All the instances of Join would run in parallel, but the driver would execute at most one Import at a time.

However, there are two caveats:

  • Groups are global, and “the last max wins”. This means that if somewhere else in your tree you have some other task that participates in the same group, it is indeed the same group. This is great because you can control access to a certain server globally (by using the server name as the group name, for example). But when the driver picks such a task, it reads the max value and overwrites the previous max of the group, so you should use max consistently.

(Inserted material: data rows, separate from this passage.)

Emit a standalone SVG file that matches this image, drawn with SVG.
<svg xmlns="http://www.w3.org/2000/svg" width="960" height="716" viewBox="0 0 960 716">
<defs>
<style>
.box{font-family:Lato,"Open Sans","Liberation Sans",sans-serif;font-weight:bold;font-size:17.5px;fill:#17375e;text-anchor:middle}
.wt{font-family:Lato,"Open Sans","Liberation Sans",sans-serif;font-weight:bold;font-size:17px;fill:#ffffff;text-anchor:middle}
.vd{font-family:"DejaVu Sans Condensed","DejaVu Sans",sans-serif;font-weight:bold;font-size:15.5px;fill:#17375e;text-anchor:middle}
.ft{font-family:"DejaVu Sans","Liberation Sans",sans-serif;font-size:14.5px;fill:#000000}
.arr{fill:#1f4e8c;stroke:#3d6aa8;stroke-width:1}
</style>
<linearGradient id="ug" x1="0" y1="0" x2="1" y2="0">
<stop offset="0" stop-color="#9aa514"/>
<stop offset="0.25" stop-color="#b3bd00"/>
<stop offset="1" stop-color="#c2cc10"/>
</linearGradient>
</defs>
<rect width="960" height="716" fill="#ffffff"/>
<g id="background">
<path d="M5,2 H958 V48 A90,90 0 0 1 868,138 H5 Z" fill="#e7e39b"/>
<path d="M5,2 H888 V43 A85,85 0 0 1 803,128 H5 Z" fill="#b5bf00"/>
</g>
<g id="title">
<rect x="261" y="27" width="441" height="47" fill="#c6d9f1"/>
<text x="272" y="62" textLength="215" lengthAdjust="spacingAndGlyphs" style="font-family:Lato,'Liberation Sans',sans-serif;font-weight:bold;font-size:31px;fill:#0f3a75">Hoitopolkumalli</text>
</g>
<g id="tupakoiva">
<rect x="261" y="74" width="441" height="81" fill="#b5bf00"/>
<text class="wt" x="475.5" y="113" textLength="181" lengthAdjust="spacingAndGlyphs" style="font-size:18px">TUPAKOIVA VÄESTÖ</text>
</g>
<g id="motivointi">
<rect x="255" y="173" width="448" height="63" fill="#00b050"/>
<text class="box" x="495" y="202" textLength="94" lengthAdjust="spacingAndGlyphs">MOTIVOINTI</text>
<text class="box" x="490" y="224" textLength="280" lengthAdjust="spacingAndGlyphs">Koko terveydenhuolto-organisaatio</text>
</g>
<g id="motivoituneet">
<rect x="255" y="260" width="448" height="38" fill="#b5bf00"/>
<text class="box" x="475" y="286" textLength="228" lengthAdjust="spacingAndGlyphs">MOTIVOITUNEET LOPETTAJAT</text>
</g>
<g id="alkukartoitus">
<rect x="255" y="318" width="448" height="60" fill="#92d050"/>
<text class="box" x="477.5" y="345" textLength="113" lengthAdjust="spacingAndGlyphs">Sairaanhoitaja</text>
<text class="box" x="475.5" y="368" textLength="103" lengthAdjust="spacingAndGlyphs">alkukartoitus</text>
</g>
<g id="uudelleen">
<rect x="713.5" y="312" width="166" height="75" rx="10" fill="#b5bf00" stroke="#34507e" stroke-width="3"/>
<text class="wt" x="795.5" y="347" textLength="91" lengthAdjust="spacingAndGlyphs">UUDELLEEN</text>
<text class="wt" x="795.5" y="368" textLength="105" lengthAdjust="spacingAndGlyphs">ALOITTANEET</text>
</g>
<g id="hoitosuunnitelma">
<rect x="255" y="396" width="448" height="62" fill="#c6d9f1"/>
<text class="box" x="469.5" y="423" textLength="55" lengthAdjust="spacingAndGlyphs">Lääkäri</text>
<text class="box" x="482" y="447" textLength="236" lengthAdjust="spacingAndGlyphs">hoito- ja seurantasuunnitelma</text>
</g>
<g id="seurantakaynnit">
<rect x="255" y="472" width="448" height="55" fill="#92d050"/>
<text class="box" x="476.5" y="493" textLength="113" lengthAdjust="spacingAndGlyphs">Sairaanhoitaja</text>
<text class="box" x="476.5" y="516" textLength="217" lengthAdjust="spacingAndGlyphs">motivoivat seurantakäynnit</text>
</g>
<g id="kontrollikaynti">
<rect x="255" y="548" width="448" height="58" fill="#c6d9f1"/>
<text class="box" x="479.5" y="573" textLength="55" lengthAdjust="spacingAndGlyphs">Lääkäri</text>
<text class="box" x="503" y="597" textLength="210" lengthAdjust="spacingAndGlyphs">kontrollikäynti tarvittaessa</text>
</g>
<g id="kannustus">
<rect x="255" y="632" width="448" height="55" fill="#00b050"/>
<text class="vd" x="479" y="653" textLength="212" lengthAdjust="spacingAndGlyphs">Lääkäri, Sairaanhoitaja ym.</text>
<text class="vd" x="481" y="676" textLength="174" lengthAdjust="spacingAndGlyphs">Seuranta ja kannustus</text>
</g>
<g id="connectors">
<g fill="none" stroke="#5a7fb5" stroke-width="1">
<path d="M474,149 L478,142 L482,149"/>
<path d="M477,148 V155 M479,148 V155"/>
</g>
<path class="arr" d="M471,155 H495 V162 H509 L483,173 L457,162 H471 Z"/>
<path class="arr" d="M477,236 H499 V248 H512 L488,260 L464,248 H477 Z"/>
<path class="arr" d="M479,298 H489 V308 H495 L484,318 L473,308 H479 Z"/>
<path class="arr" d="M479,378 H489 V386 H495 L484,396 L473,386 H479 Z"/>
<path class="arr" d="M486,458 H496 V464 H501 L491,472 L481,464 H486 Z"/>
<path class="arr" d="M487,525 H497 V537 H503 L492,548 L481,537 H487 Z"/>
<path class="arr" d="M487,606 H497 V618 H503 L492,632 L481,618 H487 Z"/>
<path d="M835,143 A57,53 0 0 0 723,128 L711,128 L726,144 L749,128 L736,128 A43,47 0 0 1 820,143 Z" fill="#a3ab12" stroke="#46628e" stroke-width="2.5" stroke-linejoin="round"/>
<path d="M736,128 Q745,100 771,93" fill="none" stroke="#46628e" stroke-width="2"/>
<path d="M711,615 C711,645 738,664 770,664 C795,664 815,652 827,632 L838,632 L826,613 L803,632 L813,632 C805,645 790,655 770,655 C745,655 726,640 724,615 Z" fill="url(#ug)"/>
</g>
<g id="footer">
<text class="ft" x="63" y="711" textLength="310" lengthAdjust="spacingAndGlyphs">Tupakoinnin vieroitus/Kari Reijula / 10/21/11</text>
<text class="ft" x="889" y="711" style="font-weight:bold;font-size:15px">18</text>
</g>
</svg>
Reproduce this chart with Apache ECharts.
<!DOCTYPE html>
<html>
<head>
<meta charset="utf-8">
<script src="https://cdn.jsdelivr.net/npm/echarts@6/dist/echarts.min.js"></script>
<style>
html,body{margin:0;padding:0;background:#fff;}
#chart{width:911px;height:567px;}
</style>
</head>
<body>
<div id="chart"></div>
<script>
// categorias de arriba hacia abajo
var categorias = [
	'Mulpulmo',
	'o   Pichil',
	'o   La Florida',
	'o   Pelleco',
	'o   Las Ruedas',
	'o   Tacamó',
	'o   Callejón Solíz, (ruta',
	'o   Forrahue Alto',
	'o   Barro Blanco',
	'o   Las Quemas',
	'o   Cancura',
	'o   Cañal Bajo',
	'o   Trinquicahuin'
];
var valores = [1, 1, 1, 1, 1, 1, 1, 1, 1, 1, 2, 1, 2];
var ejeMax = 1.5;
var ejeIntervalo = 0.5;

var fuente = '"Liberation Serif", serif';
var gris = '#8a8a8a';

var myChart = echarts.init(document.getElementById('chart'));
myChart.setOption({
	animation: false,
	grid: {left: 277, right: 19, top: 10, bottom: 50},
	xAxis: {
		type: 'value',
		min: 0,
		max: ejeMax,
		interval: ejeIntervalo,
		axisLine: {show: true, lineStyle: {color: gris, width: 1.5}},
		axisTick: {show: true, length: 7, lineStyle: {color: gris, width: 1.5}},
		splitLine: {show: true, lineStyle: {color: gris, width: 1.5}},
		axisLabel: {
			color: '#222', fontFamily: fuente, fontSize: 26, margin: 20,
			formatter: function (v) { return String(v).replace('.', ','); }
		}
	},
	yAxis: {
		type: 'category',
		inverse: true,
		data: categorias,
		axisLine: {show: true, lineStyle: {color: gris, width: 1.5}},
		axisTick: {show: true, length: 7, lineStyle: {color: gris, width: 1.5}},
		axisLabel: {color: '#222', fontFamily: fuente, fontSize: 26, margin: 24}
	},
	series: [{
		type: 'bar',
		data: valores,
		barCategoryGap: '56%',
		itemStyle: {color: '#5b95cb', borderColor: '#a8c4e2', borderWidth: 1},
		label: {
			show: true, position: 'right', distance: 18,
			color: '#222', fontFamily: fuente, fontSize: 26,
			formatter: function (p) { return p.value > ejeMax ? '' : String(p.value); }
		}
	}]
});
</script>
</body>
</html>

    The following example shows the possible consequences of these features. The two forall loops are executed in parallel. The driver can pick Export and Import tasks in parallel but, since they are in the same group, only one of them will execute at a certain point in time, even if they are in distinct branches of the process tree. Also note that the max value is used consistently in all tasks within the foo group.

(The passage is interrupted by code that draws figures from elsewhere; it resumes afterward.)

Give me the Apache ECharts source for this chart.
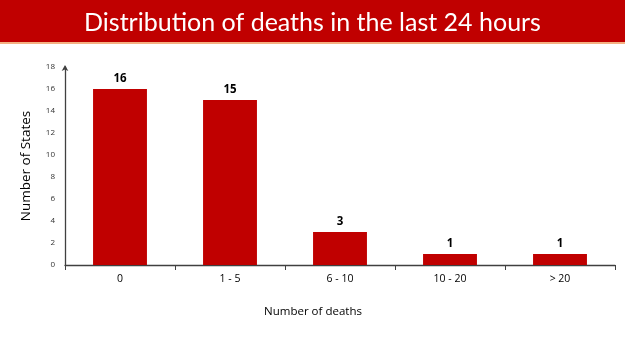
<!DOCTYPE html>
<html><head><meta charset="utf-8">
<script src="https://cdn.jsdelivr.net/npm/echarts@6/dist/echarts.min.js"></script>
<style>html,body{margin:0;padding:0;background:#fff}#c{width:625px;height:351px}</style>
</head><body><div id="c"></div>
<script>
const categories = ['0', '1 - 5', '6 - 10', '10 - 20', '> 20'];
const states = [16, 15, 3, 1, 1];
const yTicks = [0, 2, 4, 6, 8, 10, 12, 14, 16, 18];

const chart = echarts.init(document.getElementById('c'));
chart.setOption({
  animation: false,
  title: {
    text: 'Distribution of deaths in the last 24 hours',
    left: 'center', top: 5,
    textStyle: { color: '#fff', fontFamily: 'Lato', fontWeight: 'normal', fontSize: 25 }
  },
  graphic: [
    { type: 'rect', z: -1, shape: { x: 0, y: 0, width: 625, height: 42 }, style: { fill: '#C00000' } },
    { type: 'rect', z: -1, shape: { x: 0, y: 42, width: 625, height: 2 }, style: { fill: '#F4B183' } }
  ],
  grid: { left: 65, right: 10, top: 67, bottom: 86 },
  xAxis: {
    type: 'category', data: categories,
    name: 'Number of deaths', nameLocation: 'middle', nameGap: 41,
    nameTextStyle: { fontFamily: 'Open Sans', fontSize: 11.5, color: '#000', padding: [0, 54, 0, 0] },
    axisLine: { lineStyle: { color: '#404040', width: 1.3 } },
    axisTick: { show: true, length: 5, lineStyle: { color: '#404040' } },
    axisLabel: { fontFamily: 'Open Sans', fontSize: 10.5, color: '#000', margin: 9 }
  },
  yAxis: {
    type: 'value', min: 0, max: 18, interval: 2,
    name: 'Number of States', nameLocation: 'middle', nameGap: 32,
    nameTextStyle: { fontFamily: 'Open Sans', fontSize: 13.5, color: '#000' },
    splitLine: { show: false },
    axisLine: { show: true, symbol: ['none', 'arrow'], symbolSize: [5, 6], symbolOffset: [0, 2], lineStyle: { color: '#404040', width: 1.3 } },
    axisTick: { show: false },
    axisLabel: { fontFamily: 'Open Sans', fontSize: 8, color: '#333', margin: 10,
      formatter: v => yTicks.includes(v) ? String(v) : '' }
  },
  series: [{
    type: 'bar', data: states, barWidth: '49%',
    itemStyle: { color: '#C00000' },
    label: { show: true, position: 'top', color: '#000', fontWeight: 'bold', fontSize: 11.5, fontFamily: 'Open Sans', distance: 4 }
  }]
});
</script></body></html>
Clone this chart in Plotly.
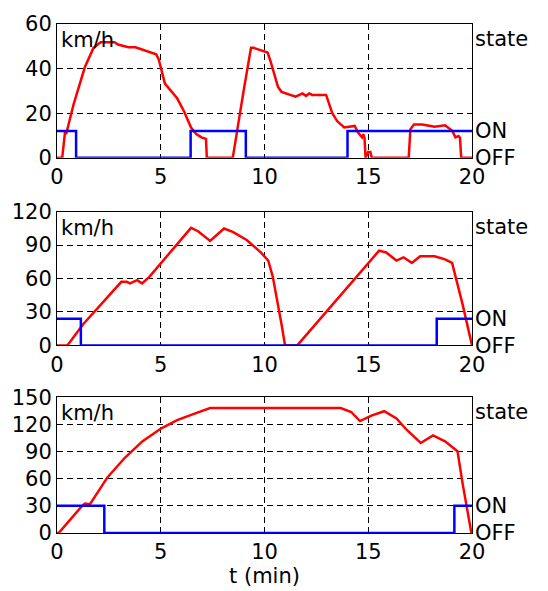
import plotly.graph_objects as go

# ---------------- data ----------------
# Panel 1
t1 = [0, 0.25, 0.38, 0.45, 0.8, 1.34, 1.76, 2.1, 2.77, 2.94, 3.44, 3.78, 4.78, 4.9, 5.2, 5.79,
      6.12, 6.46, 6.71, 6.96, 7.18, 7.22, 8.47, 8.56, 9.0, 9.35, 9.48, 10.15, 10.3, 10.65, 10.82,
      11.5, 11.83, 12.0, 12.16, 12.3, 12.97, 13.26, 13.5, 13.84, 14.35, 14.5, 14.7, 14.76, 14.82,
      14.87, 15.0, 15.1, 15.17, 16.95, 17.03, 17.2, 17.6, 18.2, 18.7, 19.05, 19.2, 19.35, 19.42,
      19.48, 20]
v1 = [0, 0, 11, 11, 24, 40.6, 49.3, 51.8, 51.8, 50.8, 49.6, 49.6, 46.4, 44.2, 33.3, 26.7,
      20.9, 13.6, 10.7, 9.2, 8.5, 0, 0, 5.5, 30.4, 49.3, 49.3, 47.2, 43.0, 31.8, 29.6,
      27.4, 28.9, 27.8, 28.9, 28.2, 28.2, 20.1, 16.5, 13.6, 14.3, 11.4, 9.2, 10.6, 9.0,
      0, 2.6, 2.6, 0, 0, 12.8, 15.0, 15.0, 14.0, 14.6, 12.1, 9.2, 9.8, 9.0,
      0, 0]
s1_t = [0, 0.92, 0.92, 6.44, 6.44, 9.1, 9.1, 14.0, 14.0, 20]
s1_v = [1, 1, 0, 0, 1, 1, 0, 0, 1, 1]

# Panel 2
t2 = [0, 0.5, 1.26, 3.1, 3.36, 3.52, 3.86, 4.1, 4.45, 6.46, 6.8, 7.38, 8.05, 8.47, 9.14, 9.82,
      10.18, 10.4, 10.82, 10.99, 11.58, 15.52, 15.86, 16.36, 16.7, 17.1, 17.5, 18.2, 18.7, 19.04,
      19.55, 19.97, 20]
v2 = [0, 0, 19, 57, 57, 55.6, 58.5, 55.6, 61.5, 105.4, 102.4, 93.7, 104.8, 101.8, 94.5, 83.4,
      76.1, 61.5, 19.0, 0, 0, 84.9, 83.4, 76.1, 79.0, 74.0, 79.9, 79.9, 77.2, 74.0,
      36.6, 0, 0]
s2_t = [0, 1.15, 1.15, 18.3, 18.3, 20]
s2_v = [1, 1, 0, 0, 1, 1]

# Panel 3
t3 = [0, 0.08, 1.17, 1.34, 1.59, 2.43, 3.27, 4.11, 5.03, 5.79, 6.63, 7.38, 13.67, 14.18, 14.6,
      15.18, 15.77, 16.36, 16.86, 17.53, 18.12, 18.7, 19.3, 19.55, 19.97, 20]
v3 = [0, 0, 28.9, 32.5, 31.8, 61.4, 83.1, 101.2, 115.6, 124.7, 131.9, 138, 138, 133.7, 123.6,
      130, 134.5, 126.5, 113.8, 99.4, 107.7, 101.2, 90.4, 54.2, 0, 0]
s3_t = [0, 2.28, 2.28, 19.15, 19.15, 20]
s3_v = [1, 1, 0, 0, 1, 1]

x_ticks = [0, 5, 10, 15, 20]
y_ticks = [[0, 20, 40, 60], [0, 30, 60, 90, 120], [0, 30, 60, 90, 120, 150]]
y_ranges = [[0, 60], [0, 120], [0, 150]]
state_vals = [0, 1, 4.45]
state_text = ["OFF", "ON", "state"]

# ---------------- figure ----------------
FONT = "DejaVu Sans, Arial, sans-serif"
fs = 21
domains = [[0.737, 1.0], [0.3685, 0.6315], [0.0, 0.2668]]

fig = go.Figure()
series = [(t1, v1, s1_t, s1_v), (t2, v2, s2_t, s2_v), (t3, v3, s3_t, s3_v)]
for i, (tt, vv, st, sv) in enumerate(series):
    xa = "x" if i == 0 else f"x{i+1}"
    ya = "y" if i == 0 else f"y{2*i+1}"
    yb = f"y{2*i+2}"
    fig.add_trace(go.Scatter(x=st, y=sv, mode="lines", xaxis=xa, yaxis=yb,
                             line=dict(color="#0000ff", width=2.5), showlegend=False))
    fig.add_trace(go.Scatter(x=tt, y=vv, mode="lines", xaxis=xa, yaxis=ya,
                             line=dict(color="#ff0000", width=2.5), showlegend=False))

layout = dict(
    width=548, height=591,
    margin=dict(l=54, r=76, t=16, b=54),
    paper_bgcolor="white", plot_bgcolor="white",
    font=dict(family=FONT, size=fs, color="black"),
)
common_axis = dict(showline=True, mirror=True, linecolor="black", linewidth=1,
                   zeroline=False, showgrid=True, gridcolor="black", gridwidth=1,
                   griddash="6px,4px", ticks="", tickfont=dict(size=fs, color="black"))
for i in range(3):
    xk = "xaxis" if i == 0 else f"xaxis{i+1}"
    yk = "yaxis" if i == 0 else f"yaxis{2*i+1}"
    yk2 = f"yaxis{2*i+2}"
    ya_ref = "y" if i == 0 else f"y{2*i+1}"
    xa_ref = "x" if i == 0 else f"x{i+1}"
    layout[xk] = dict(common_axis, domain=[0, 1], anchor=ya_ref, range=[0, 20],
                      tickvals=x_ticks, ticklabelstandoff=0)
    layout[yk] = dict(common_axis, domain=domains[i], anchor=xa_ref, range=y_ranges[i],
                      tickvals=y_ticks[i], ticklabelstandoff=0)
    layout[yk2] = dict(overlaying=ya_ref, anchor=xa_ref, side="right", range=[0, 5],
                       tickvals=state_vals, ticktext=state_text, showgrid=False,
                       zeroline=False, showline=False, ticks="", ticklabelstandoff=2,
                       tickfont=dict(size=fs, color="black"))
fig.update_layout(**layout)

for i in range(3):
    xa_ref = "x" if i == 0 else f"x{i+1}"
    ya_ref = "y" if i == 0 else f"y{2*i+1}"
    fig.add_annotation(text="km/h", x=0.005, y=0.88, xref=f"{xa_ref} domain",
                       yref=f"{ya_ref} domain", xanchor="left", yanchor="middle",
                       showarrow=False, font=dict(size=fs, color="black", family=FONT))

fig.update_layout(xaxis3_title=dict(text="t (min)", font=dict(size=fs, color="black"),
                                    standoff=0))

fig.write_html("out.html", config={"displayModeBar": False},
               post_script="document.body.style.margin='0';")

    workflow driver_meta_global_example() {
      (
        forall(j in {3, 4}) {
          lb.tdx.Export(
            input = {"..."},
            driver_meta = "{ group: 'foo', max: 1 }"
          )
        }
      ) || (
        forall(i in {1, 2}) {
          lb.string.Join(
            parts = {
              "$(i)"
            }
          )
          ;
          lb.tdx.Import(
            input = {"..."},
            driver_meta = "{ group: 'foo', max: 1 }"
          )
        }
      )
    }
  • This only works for tasks, not workflows. That’s because only tasks are executed by the driver.